Antun Pogacnik pelatih tersukses
Berkat penanganan mantan pelatih tim nasional Yugoslavia, Antun ‘Toni’ Pogacnik, tim nasional Indonesia meraih kesuksesan terbesar. Semasa dia melatih, Indonesia mampu menjadi semifinalis Asian Games 1954 di Manila, menahan imbang tim Uni Soviet pada Olimpiade 1956 di Melbourne, dan merebut medali perunggu di Asian Games 1958 di Tokyo. Pogacnik juga nyaris membawa Indonesia melangkah ke putaran final Piala Dunia 1958 di Swedia.
Diplomasi sepakbola Indonesia-Yugoslavia
Sebelum menjadi pelatih, Pogacnik merupakan gelandang bertahan timnas Yugoslavia yang kemudian melatih timnas negara Balkan tersebut. Pada 1954, dia sepakat melatih timnas Indonesia atas permintaan Presiden Soekarno kepada Presiden Yugoslavia Josip Broz Tito.
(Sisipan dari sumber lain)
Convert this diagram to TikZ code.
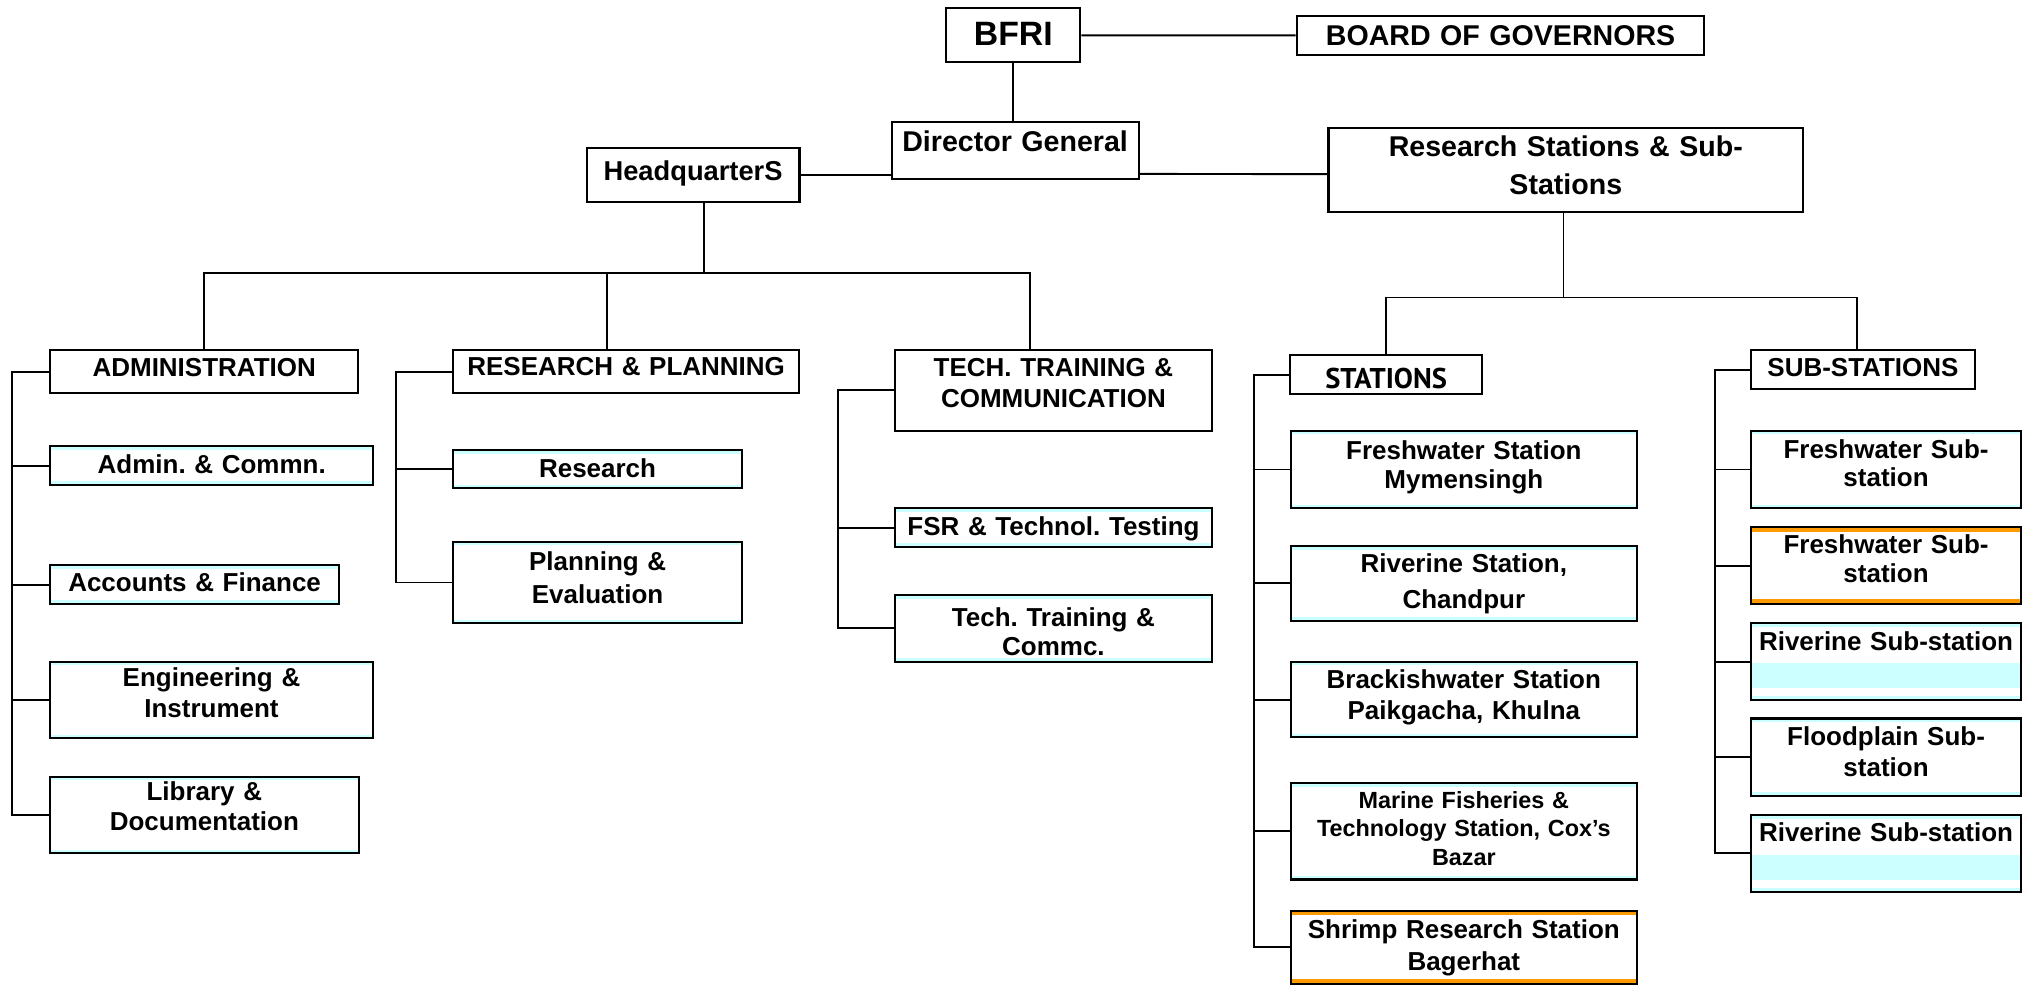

Indonesia tolak ladeni Israel
Setelah melewati Cina dalam pertandingan kandang dan tandang, Indonesia lolos ke babak kedua kualifikasi Piala Dunia 1958 Swedia. Pada babak itu, Indonesia tergabung bersama Israel, Sudan, dan Mesir. Namun, sikap politik Indonesia, Sudan, dan Mesir membuat ketiga negara itu menolak meladeni Israel. Israel pun diuntungkan dan melaju ke babak playoff, tahap selanjutnya untuk masuk putaran final di Swedia. Namun, langkah Israel terhenti akibat takluk dari Wales, runner up grup kualifikasi Eropa.
Kiblat ke Belanda dan Eropa Timur
Sejak era kemerdekaan hingga sekarang, tim Indonesia telah dilatih oleh sedikitnya 17 pelatih asing. Dari jumlah itu, sosok pelatih yang diimpor terbanyak berasal dari Belanda dan kawasan Eropa Timur. Paling tidak ada empat pelatih dari ‘Negeri Kincir Angin, yakni mantan arsitek Feyenoord Rotterdam Wiel Coerver, Frans van Balkom, Henk Wullems, dan eks-punggawa timnas Belanda era 1970-an Wim Rijsbergen. Deretan nama tersebut belum ditambah Johannes Christoffel van Mastenbroek yang melatih tim Hindia Belanda pada Piala Dunia 1938.
Adapun pelatih dari Eropa Timur mencakup Antun ‘Toni’ Pogacnik dari Yugoslavia, Anatoli Polosin asal Rusia, Josef Masopust dari Cekoslowakia, Ivan Toplak dari Yugoslavia, Marek Janota asal Polandia, dan Ivan Kolev dari Bulgaria. Polosin menjadi pelatih asing terakhir yang mampu mengantarkan timnas Indonesia merebut medali emas SEA Games 1991 di Manila.